The table does provide some insight but it isn’t the most ascetically pleasing way to look at the findings. So we can create a chord diagram using this fucntion provided on Github. The size of the chords for each characters section represents how many times they said the connecting characters name. In other words, if you were to read the values from left to right in the table, that is what each characters portion shows. This makes it clearer just how much both Joey and Monica occupy Chandler’s mentions by looking at the pink slice.


Graph and Centrality

We have visualised this network of FRIENDS connected by mentions, now let’s calculate a centrality score for each of them. Centrality aims to answer the question: Who is the most important or central person in this network?. Obviously this is a subjective question depending on the definition of importance. Before we define our measure of importance, we must first convert our table into a graph data structure. We will use networkx to create a directed, weighted graph using the values in the table above (stored in network_data). Nodes are the characters and the weights are the number of mentions. We can also check the graph has been created correctly by checking the edge weights between nodes.

import networkx as nx
A = np.array(network_data) #turn the list of list into a numpy array
G = nx.DiGraph(A) #use a directed graph

mapping = {0:'Rachel', 1:'Ross', 2:'Monica',3:'Chandler',4:'Joey', 5:'Phoebe'}
H = nx.relabel_nodes(G, mapping) #relabel the nodes

H['Phoebe']['Monica'] #check the edge weight
out: {'weight': 426} # yay! it matches our table

Our graph is now initialised, we will be using the the Eigenvector Centrality as a measure of importance (also used in Google’s page rank). This algorithm aims quantify influence of people in a social network, based on connections with important people. In this case we are defining “importance” as connections with important people. With an emphasis on links with other people, it is easy to see how this may be applied to other larger networks such as Twitter. Using “interactions” (retweets and likes) as weights, this algorithm may be able to give you the most connected accounts in a network, potentially gaining more insight than a count of the highest number of followers. Valuable information for anyone looking to gauge (or alter) public opinion.

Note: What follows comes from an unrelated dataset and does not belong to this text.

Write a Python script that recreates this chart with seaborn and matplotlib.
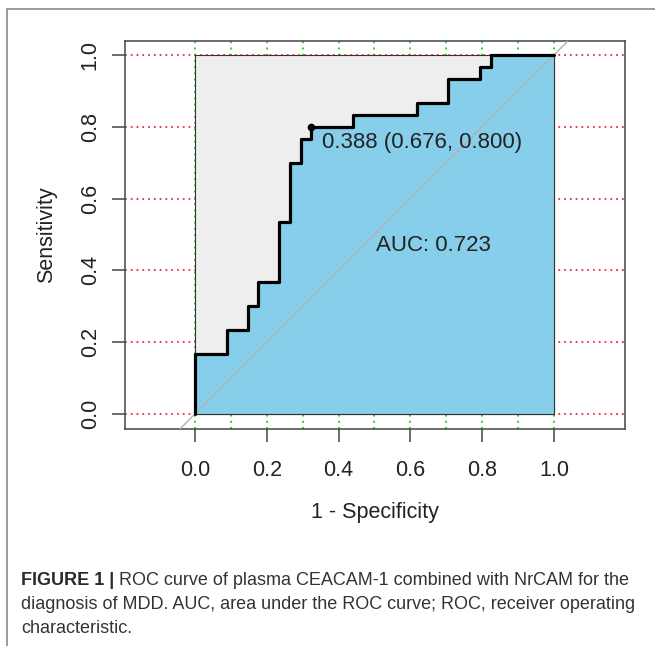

# Compute the degree centrality of the Twitter network
cent_scores = nx.algorithms.centrality.eigenvector_centrality_numpy(H,weight='weight')

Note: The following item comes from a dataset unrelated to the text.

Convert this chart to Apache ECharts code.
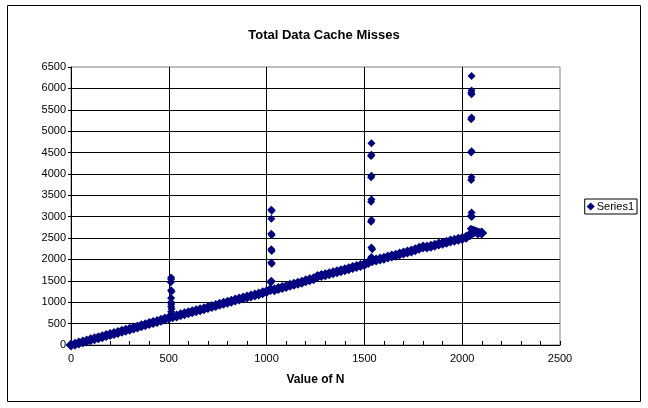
<!DOCTYPE html>
<html>
<head>
<meta charset="utf-8">
<script src="https://cdn.jsdelivr.net/npm/echarts@6/dist/echarts.min.js"></script>
<style>
html,body{margin:0;padding:0;background:#fff;}
#chart{width:648px;height:408px;}
</style>
</head>
<body>
<div id="chart"></div>
<script>
// main band, read every 20 N
var lineN = [0,20,40,60,80,100,120,140,160,180,200,220,240,260,280,300,320,340,360,380,
	400,420,440,460,480,500,520,540,560,580,600,620,640,660,680,700,720,740,760,780,
	800,820,840,860,880,900,920,940,960,980,1000,1020,1040,1060,1080,1100,1120,1140,1160,1180,
	1200,1220,1240,1260,1280,1300,1320,1340,1360,1380,1400,1420,1440,1460,1480,1500,1520,1540,1560,1580,
	1600,1620,1640,1660,1680,1700,1720,1740,1760,1780,1800,1820,1840,1860,1880,1900,1920,1940,1960,1980,
	2000,2020,2040,2060,2080,2100];
var lineMisses = [0,20,45,70,95,120,145,170,195,220,245,270,295,320,345,370,395,420,448,472,
	500,525,550,578,605,632,660,680,705,730,755,778,800,825,850,875,900,925,950,975,
	1000,1025,1050,1075,1100,1120,1145,1170,1195,1220,1250,1300,1290,1320,1345,1370,1395,1420,1445,1470,
	1500,1525,1550,1600,1625,1640,1665,1690,1710,1735,1760,1785,1810,1835,1860,1885,1930,1970,1990,2010,
	2030,2055,2080,2100,2125,2150,2175,2200,2225,2260,2290,2290,2310,2335,2360,2380,2405,2430,2450,2470,
	2490,2520,2580,2640,2620,2620];

// spikes near powers of two
var spikeN = [512,512,510,512,514,512,511,513,512,514,512,
	1024,1026,1024,1024,1026,1024,1026,1024,1026,1024,1022,
	1536,1536,1534,1536,1534,1536,1534,1536,1534,1536,1540,1536,1540,
	2048,2048,2046,2048,2048,2046,2048,2046,2048,2046,2048,2046,2048,2044,2056,2070,2090];
var spikeMisses = [1580,1540,1470,1280,1250,1100,1000,960,900,850,780,
	3160,3140,2950,2600,2570,2240,2200,1930,1900,1500,1460,
	4720,4450,4420,3960,3920,3400,3350,2920,2880,2280,2240,2060,2000,
	6290,5950,5900,5860,5320,5280,4530,4500,3920,3860,3100,3030,2990,2720,2700,2680,2640];

var xTicks = [0, 2500, 500];
var yTicks = [0, 6500, 500];

var points = [];
for (var i = 0; i < lineN.length; i++) points.push([lineN[i], lineMisses[i]]);
for (var j = 0; j < spikeN.length; j++) points.push([spikeN[j], spikeMisses[j]]);

var myChart = echarts.init(document.getElementById('chart'));
var font = 'Arial, "Liberation Sans", sans-serif';
var plain = function (v) { return String(v); };
var option = {
	backgroundColor: '#fff',
	animation: false,
	textStyle: { fontFamily: font },
	title: {
		text: 'Total Data Cache Misses',
		left: 'center',
		top: 24,
		textStyle: { fontSize: 13, fontWeight: 'bold', color: '#000', fontFamily: font }
	},
	legend: {
		data: ['Series1'],
		orient: 'vertical',
		right: 11,
		top: 199,
		icon: 'diamond',
		itemWidth: 8,
		itemHeight: 8,
		itemGap: 2,
		padding: [2, 3, 2, 2],
		borderColor: '#000',
		borderWidth: 1,
		textStyle: { fontSize: 11, color: '#000', fontFamily: font, padding: [0, 0, 0, -3] }
	},
	grid: {
		left: 71,
		right: 88,
		top: 67,
		bottom: 63,
		show: true,
		borderColor: '#808080',
		borderWidth: 1,
		backgroundColor: '#fff'
	},
	xAxis: {
		type: 'value',
		min: xTicks[0],
		max: xTicks[1],
		interval: xTicks[2],
		name: 'Value of N',
		nameLocation: 'middle',
		nameGap: 29,
		nameTextStyle: { fontSize: 12, fontWeight: 'bold', color: '#000', fontFamily: font },
		axisLine: { lineStyle: { color: '#000', width: 1 } },
		axisTick: { show: true, inside: true, length: 4, lineStyle: { color: '#000' } },
		minorTick: { show: true, splitNumber: 5, length: 4, lineStyle: { color: '#000' } },
		axisLabel: { fontSize: 11, color: '#000', margin: 8, fontFamily: font, formatter: plain },
		splitLine: { show: true, showMinLine: false, showMaxLine: false, lineStyle: { color: '#000', width: 1 } }
	},
	yAxis: {
		type: 'value',
		min: yTicks[0],
		max: yTicks[1],
		interval: yTicks[2],
		axisLine: { show: true, lineStyle: { color: '#000', width: 1 } },
		axisTick: { show: true, length: 3, lineStyle: { color: '#000' } },
		axisLabel: { fontSize: 11, color: '#000', margin: 5, fontFamily: font, formatter: plain },
		splitLine: { show: true, showMinLine: false, showMaxLine: false, lineStyle: { color: '#000', width: 1 } }
	},
	graphic: [{
		type: 'rect',
		shape: { x: 7.5, y: 5.5, width: 633, height: 396 },
		style: { fill: null, stroke: '#000', lineWidth: 1 },
		silent: true,
		z: 100
	}],
	series: [{
		name: 'Series1',
		type: 'scatter',
		symbol: 'diamond',
		// band drawn thicker than the isolated spike points
		symbolSize: function (val, params) {
			return params.dataIndex < lineN.length ? 11 : 8;
		},
		itemStyle: { color: '#000080', opacity: 1 },
		data: points
	}]
};
myChart.setOption(option);
</script>
</body>
</html>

Networkx makes life easy, apply the eigenvector_centrality_numpy method and define the weights to calculate the scores for each node. The result in order of importance is shown below. I was surprised upon initially looking at the results, however when I thought about the measure it started to make sense. I think Joey could be seen as the glue of the group, always interacting with the other characters. To see Ross and Rachel at the lower end isn’t entirely surprising given that they occupy most of each others time. This post hasn’t been great for Phoebe 🙁​ .These results are subjective, as as is the interpretation and I would love to hear what you think about the centrality scores.

Character Centrality Score
Joey 0.549413
Chandler 0.443715
Monica 0.427912
Rachel 0.420983
Ross 0.326894
Phoebe 0.184572

I hope you enjoyed this alternative view on the popular show. Whilst I understand FRIENDS may not be everyone’s cup of tea I do think this kind of analysis can be applied to almost any long running series. Maybe you could try out something similar for your favourite show and let me know what you find!